Встретил сегодня в сети эту офигенную фотографию.
“Спящие советские солдаты. Прага, 1945 г.”
Автора не смог отыскать. Но вспомнил историю про пацана одного на войне, дед рассказывал. Не помню сейчас точно, когда и где воевали они тогда, это были бои ещё на нашей территории. Как-то глубоким мёрзлым осенним вечером привёл караульный в их офицерскую палатку детей. Двое. Мальчик и девочка. Лица землистые, под глазами чернота, носы заострившиеся, накутаны в ветошь разносортную. На ногах перемотки с ошметками подошв. Жуткий гниющий запах сразу наполнил палатку. Перегной из пота, мочи и кала в каждом лоскуте. Они, видавшие виды бойцы, остолбенели. Такие ходячие трупы детей перед ними. Стеклянный взгляд в никуда, конвоир держит их за шивороты, а они буквально висят, как мокрое бельё на его руках. Солдат и сам перепуган: дрыхли вот ироды… у кухни… хер знает, как пробрались…
Минута столбняка. Потом все забегали. Фельдшера срочно ищи! Воду греть, корыто притащили, чтобы отмыть… Уложили, стали одежду срезать ножами. Дед говорит, режу, а руки дрожат. Слёзы текут, мысли пульсируют: “Воюем в тепле, сытости, а тут такая лютость детям. Да, за что!”. Срезали всё, шмотье в печь. Стали бережно замывать детей тряпками водой тёплой. Отмыли кое-как и замерли опять. Лежат два этих ангела белых, животы к позвоночнику тянутся, рёбер батарея, кости в тугой обтяг кожей. Лежат и будто светятся.
Укрыли шинелями.

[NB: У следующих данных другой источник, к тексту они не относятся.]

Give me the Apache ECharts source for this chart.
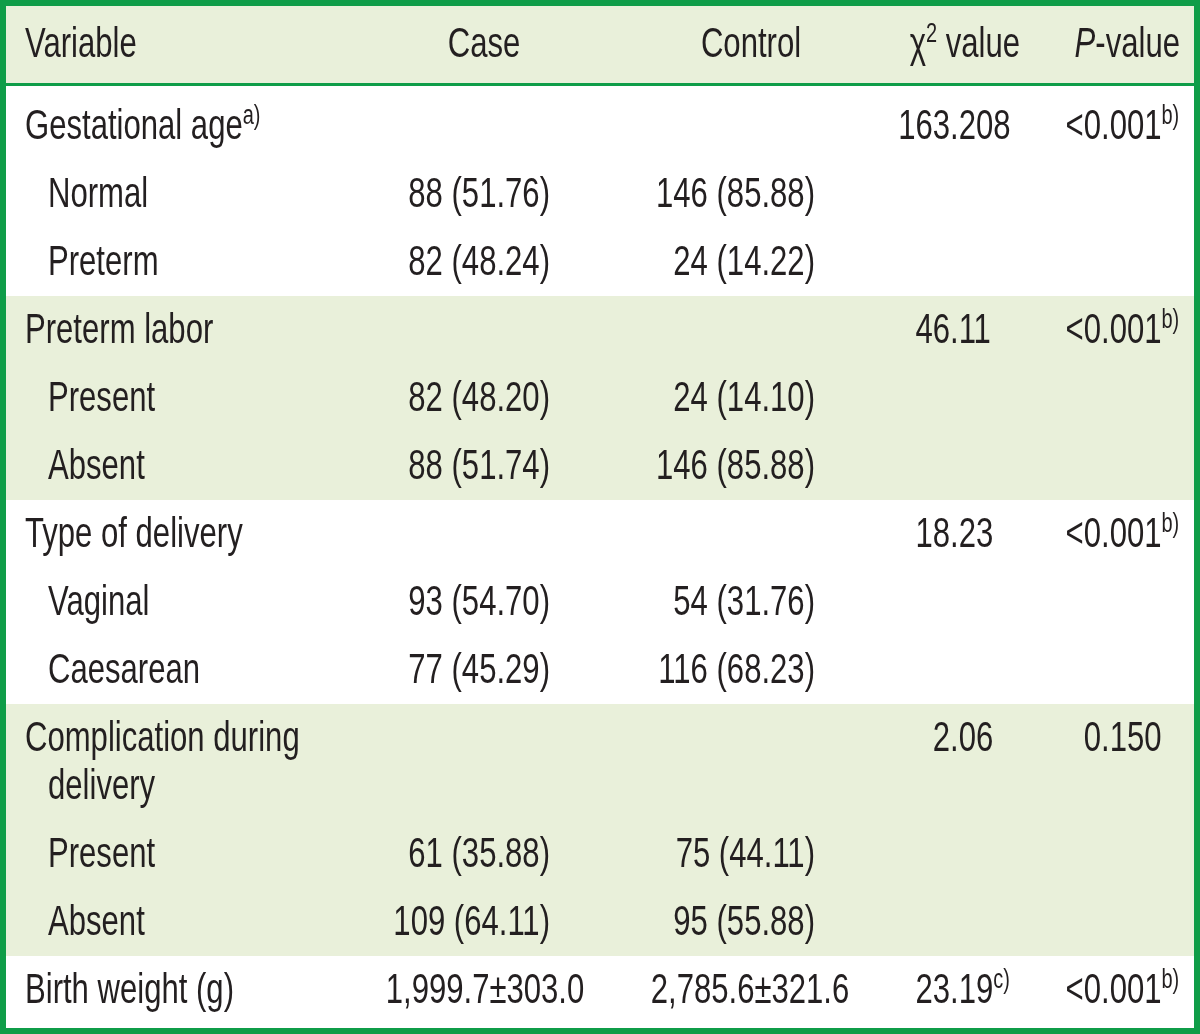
<!DOCTYPE html>
<html><head><meta charset="utf-8">
<script src="https://cdn.jsdelivr.net/npm/echarts@6/dist/echarts.min.js"></script>
<style>html,body{margin:0;padding:0;background:#fff}#c{width:1200px;height:1034px}</style>
</head><body><div id="c"></div>
<script>
// ---- table content ----
const headers = ['Variable', 'Case', 'Control', 'χ2 value', 'P-value'];
const variables = ['Gestational age', 'Normal', 'Preterm', 'Preterm labor', 'Present', 'Absent',
  'Type of delivery', 'Vaginal', 'Caesarean', 'Complication during\ndelivery', 'Present', 'Absent', 'Birth weight (g)'];
const subItem = [false, true, true, false, true, true, false, true, true, false, true, true, false];
const variableNotes = ['a)', '', '', '', '', '', '', '', '', '', '', '', ''];
const caseValues = ['', '88 (51.76)', '82 (48.24)', '', '82 (48.20)', '88 (51.74)', '', '93 (54.70)', '77 (45.29)',
  '', '61 (35.88)', '109 (64.11)', '1,999.7±303.0'];
const controlValues = ['', '146 (85.88)', '24 (14.22)', '', '24 (14.10)', '146 (85.88)', '', '54 (31.76)', '116 (68.23)',
  '', '75 (44.11)', '95 (55.88)', '2,785.6±321.6'];
const chiValues = ['163.208', '', '', '46.11', '', '', '18.23', '', '', '2.06', '', '', '23.19'];
const chiNotes = ['', '', '', '', '', '', '', '', '', '', '', '', 'c)'];
const pValues = ['<0.001', '', '', '<0.001', '', '', '<0.001', '', '', '0.150', '', '', '<0.001'];
const pNotes = ['b)', '', '', 'b)', '', '', 'b)', '', '', '', '', '', 'b)'];
const groupSizes = [3, 3, 3, 3, 1];

// ---- style ----
const FONT = '"Liberation Sans", Arial, sans-serif';
const FS = 42, SFS = 27, SX = 0.74;
const TEXT = '#231f20', GREEN = '#0f9d48', BAND = '#e9f0da';
const MID = 12; // baseline - middle offset

const chart = echarts.init(document.getElementById('c'), null, {renderer: 'canvas'});
const mctx = document.createElement('canvas').getContext('2d');
mctx.font = FS + 'px ' + FONT;
function measure(s) { return mctx.measureText(s).width * SX; }

const rich = {
  n: {fontSize: FS, fontFamily: FONT, fill: TEXT, lineHeight: 48},
  i: {fontSize: FS, fontFamily: FONT, fill: TEXT, lineHeight: 48, fontStyle: 'italic'},
  s: {fontSize: SFS, fontFamily: FONT, fill: TEXT, lineHeight: 42, verticalAlign: 'top'}
};
function rt(main, note) { return '{n|' + main + '}' + (note ? '{s|' + note + '}' : ''); }
function txt(x, baseline, text, align) {
  return {type: 'text', x: x, y: baseline - MID, scaleX: SX, silent: true, z: 10,
    style: {text: text, rich: rich, fontSize: FS, fontFamily: FONT, fill: TEXT,
      align: align, textAlign: align, verticalAlign: 'middle', textVerticalAlign: 'middle'}};
}
function decimalAt(xDot, baseline, value, note) {
  const ip = value.split('.')[0];
  return txt(xDot - measure(ip), baseline, rt(value, note), 'left');
}

const els = [];
// header
els.push({type: 'rect', shape: {x: 0, y: 0, width: 1200, height: 84}, style: {fill: BAND}, silent: true});
els.push({type: 'rect', shape: {x: 0, y: 83, width: 1200, height: 3}, style: {fill: GREEN}, silent: true, z: 5});
const HB = 57;
els.push(txt(25, HB, rt(headers[0]), 'left'));
els.push(txt(484, HB, rt(headers[1]), 'center'));
els.push(txt(751, HB, rt(headers[2]), 'center'));
els.push(txt(1020, HB, '{n|χ}{s|2}{n| value}', 'right'));
els.push(txt(1180, HB, '{i|P}{n|-value}', 'right'));

// body
let curTop = 92, r = 0;
groupSizes.forEach((gs, g) => {
  const gTop = (g === 0) ? 86 : curTop;
  let bl = curTop + 47;
  const rowsY = [];
  for (let k = 0; k < gs; k++) {
    const lines = variables[r + k].split('\n');
    rowsY.push(bl);
    bl += 48 * (lines.length - 1) + 68;
  }
  const gBottom = bl - 68 + 21;
  if (g % 2 === 1) {
    els.push({type: 'rect', shape: {x: 0, y: gTop, width: 1200, height: gBottom - gTop}, style: {fill: BAND}, silent: true});
  }
  for (let k = 0; k < gs; k++, r++) {
    const y = rowsY[k];
    const lines = variables[r].split('\n');
    const x0 = subItem[r] ? 48 : 25;
    lines.forEach((ln, li) => {
      els.push(txt(li === 0 ? x0 : x0 + 23, y + li * 48, rt(ln, li === lines.length - 1 ? variableNotes[r] : ''), 'left'));
    });
    if (caseValues[r]) {
      if (caseValues[r].indexOf('±') >= 0) els.push(txt(485, y, rt(caseValues[r]), 'center'));
      else els.push(txt(550, y, rt(caseValues[r]), 'right'));
    }
    if (controlValues[r]) {
      if (controlValues[r].indexOf('±') >= 0) els.push(txt(750, y, rt(controlValues[r]), 'center'));
      else els.push(txt(815, y, rt(controlValues[r]), 'right'));
    }
    if (chiValues[r]) els.push(decimalAt(950, y, chiValues[r], chiNotes[r]));
    if (pValues[r]) els.push(decimalAt(1101, y, pValues[r], pNotes[r]));
  }
  curTop = gBottom;
});

// outer border
els.push({type: 'rect', shape: {x: 3, y: 3, width: 1194, height: 1028}, style: {fill: 'none', stroke: GREEN, lineWidth: 6}, silent: true, z: 20});

chart.setOption({animation: false, backgroundColor: '#fff', graphic: {elements: els}});
</script></body></html>
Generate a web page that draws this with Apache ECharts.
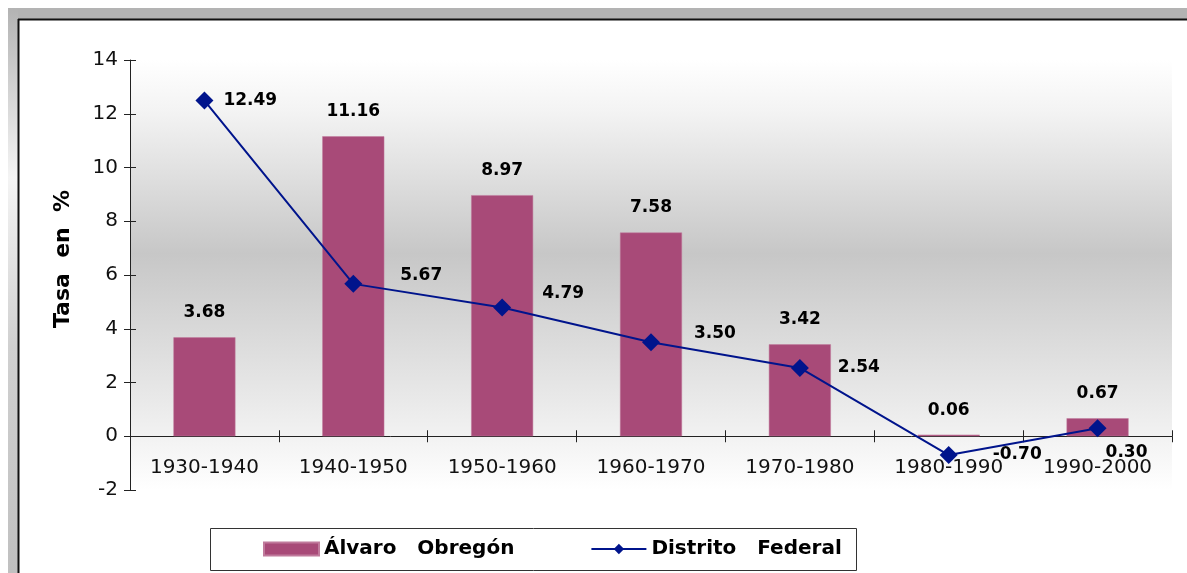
<!DOCTYPE html>
<html>
<head>
<meta charset="utf-8">
<script src="https://cdn.jsdelivr.net/npm/echarts@6/dist/echarts.min.js"></script>
<style>
html,body{margin:0;padding:0;background:#fff;}
#chart{width:1187px;height:573px;}
</style>
</head>
<body>
<div id="chart"></div>
<script>
const categories = ['1930-1940','1940-1950','1950-1960','1960-1970','1970-1980','1980-1990','1990-2000'];
const alvaroObregon = [3.68, 11.16, 8.97, 7.58, 3.42, 0.06, 0.67];
const distritoFederal = [12.49, 5.67, 4.79, 3.50, 2.54, -0.70, 0.30];
const yTicks = {min: -2, max: 14, interval: 2};

// label offsets (styling only) for the line labels
const lineLabelOffsets = [[0,0],[28,-8],[21,-14],[24,-9],[19,0],[25,0],[-11,24]];

const FONT = '"DejaVu Sans", sans-serif';
const chart = echarts.init(document.getElementById('chart'), null, {renderer:'canvas'});

const lineData = distritoFederal.map((v,i)=>({
  value: v,
  label: {offset: lineLabelOffsets[i]}
}));

// pixel distance from grid bottom up to the zero line (grid height 430, range 16)
const zeroOffset = -(0 - yTicks.min) / (yTicks.max - yTicks.min) * 430;

const option = {
  backgroundColor: '#ffffff',
  animation: false,
  graphic: [
    {type:'rect', shape:{x:8,y:8,width:1179,height:11}, style:{fill:'#b3b3b3'}, silent:true, z:0},
    {type:'rect', shape:{x:8,y:8,width:10,height:565}, style:{fill:{type:'linear',x:0,y:0,x2:0,y2:1,colorStops:[
      {offset:0,color:'#b3b3b3'},{offset:0.3,color:'#f4f4f4'},{offset:0.6,color:'#d0d0d0'},{offset:1,color:'#c0c0c0'}]}}, silent:true, z:0},
    {type:'line', shape:{x1:18,y1:19.5,x2:1187,y2:19.5}, style:{stroke:'#111',lineWidth:2}, silent:true, z:1},
    {type:'line', shape:{x1:18.5,y1:19,x2:18.5,y2:573}, style:{stroke:'#111',lineWidth:2}, silent:true, z:1},
    {type:'rect', shape:{x:210.5,y:528.5,width:646,height:42}, style:{fill:'#ffffff',stroke:'#333',lineWidth:1}, silent:true, z:1}
  ],
  grid: {
    left: 130, right: 15, top: 60, bottom: 83,
    show: true,
    borderWidth: 0,
    backgroundColor: {type:'linear',x:0,y:0,x2:0,y2:1,colorStops:[
      {offset:0,color:'#ffffff'},
      {offset:0.12,color:'#f3f3f3'},
      {offset:0.45,color:'#c7c7c7'},
      {offset:0.8,color:'#eaeaea'},
      {offset:1,color:'#ffffff'}
    ]}
  },
  legend: {
    left: 263, top: 539,
    padding: 0,
    itemWidth: 55, itemHeight: 13,
    itemGap: 76,
    textStyle: {fontFamily: FONT, fontSize: 20, fontWeight: 'bold', color:'#000'},
    data: [
      {name:'Álvaro   Obregón', icon:'rect', itemStyle:{color:'#A84A78'}},
      {name:'Distrito   Federal'}
    ]
  },
  xAxis: [{
    type: 'category',
    data: categories,
    boundaryGap: true,
    position: 'bottom',
    offset: zeroOffset,
    axisLine: {show:true, onZero:false, lineStyle:{color:'#222', width:1}},
    axisTick: {show:true, length:6, lineStyle:{color:'#222'}},
    axisLabel: {fontFamily: FONT, fontSize: 20, color:'#111', margin: 22, interval: 0},
    splitLine: {show:false}
  },{
    type: 'category',
    data: categories,
    boundaryGap: true,
    position: 'bottom',
    offset: zeroOffset,
    axisLine: {show:false, onZero:false},
    axisTick: {show:true, inside:true, length:6, lineStyle:{color:'#222'}},
    axisLabel: {show:false},
    splitLine: {show:false}
  }],
  yAxis: [{
    type: 'value',
    min: yTicks.min, max: yTicks.max, interval: yTicks.interval,
    name: 'Tasa  en  %',
    nameLocation: 'middle',
    nameGap: 56,
    nameRotate: 90,
    nameTextStyle: {fontFamily: FONT, fontSize: 22, fontWeight: 'bold', color:'#000', padding:[0,0,0,32]},
    axisLine: {show:true, lineStyle:{color:'#222', width:1}},
    axisTick: {show:true, length:6, lineStyle:{color:'#222'}},
    axisLabel: {fontFamily: FONT, fontSize: 20, color:'#111', margin: 12},
    splitLine: {show:false}
  },{
    type: 'value',
    min: yTicks.min, max: yTicks.max, interval: yTicks.interval,
    position: 'left',
    axisLine: {show:false},
    axisTick: {show:true, inside:true, length:6, lineStyle:{color:'#222'}},
    axisLabel: {show:false},
    splitLine: {show:false}
  }],
  series: [{
    name: 'Álvaro   Obregón',
    type: 'bar',
    data: alvaroObregon,
    barWidth: 62,
    itemStyle: {color: '#A84A78', borderColor:'#c07a9c', borderWidth: 0.5},
    label: {
      show: true, position: 'top', distance: 16,
      fontFamily: FONT, fontSize: 17, fontWeight: 'bold', color:'#000',
      formatter: p => p.value.toFixed(2)
    },
    z: 2
  },{
    name: 'Distrito   Federal',
    type: 'line',
    data: lineData,
    symbol: 'diamond',
    symbolSize: 18,
    lineStyle: {color:'#00148C', width: 2},
    itemStyle: {color:'#00148C'},
    label: {
      show: true, position: 'right', distance: 10,
      fontFamily: FONT, fontSize: 17, fontWeight: 'bold', color:'#000',
      formatter: p => p.value.toFixed(2)
    },
    z: 3
  }]
};
chart.setOption(option);
</script>
</body>
</html>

Девочка глаза перестала открывать. И дышит так часто-часто и головой дёргает. А пацан ничего ещё, глядит по сторонам, тянет улыбку из последних сил. Прибежал старый фельдшер, Горынычем они его звали. Отчество сложное уж больно было, Кондорадович, что ли… Да и сердит был шибко. Рассмотрел он наскоро деток, в рот залез, веки подтянул. Вколол пару шприцев. Воды, говорит, по чуть-чуть давайте. Тряпкой к губам поите. Я сейчас за инструментами и обратно мухой к вам.
Стали отпаивать по каплям. А парень, словно кукла деревянная, вдруг сгибается пополам, садится и ведёт носом к столу, глаза вытаращил. А там у них миски с кашей недоеденной с сальцом, им как раз ужин конвоир оборвал. Дед к столу, миску схватил и к парню, ложкой черпанул и в жадный рот сунул. Ешь, милый! И тут же схлопотал будто бревном по башке. Упал, миска отлетела, вскакивает. А перед ним Горыныч стоит чёрный от злости.
– Ты что, скот, творишь! Я же сказал, водой откапывать их. У них кишки слиплись все, он сейчас и подохнет от каши твоей. В корчах подохнет! Добренький ты, да, сучий сын!?
Наутро девочка умерла. А пацан выжил и в полку остался при кухне на время. Его потом все Щенком звали. Всё с повара их и пошло. Кашеварил им грузин Илия. Заикался он, и буквы не все выговаривал. И получалось у него вместо – “слушай, сынок” – щущай щинок. Так и прижилось намертво – Щенок. Сколько нежности и доброты было в том прозвище, сколько любви нерастраченной.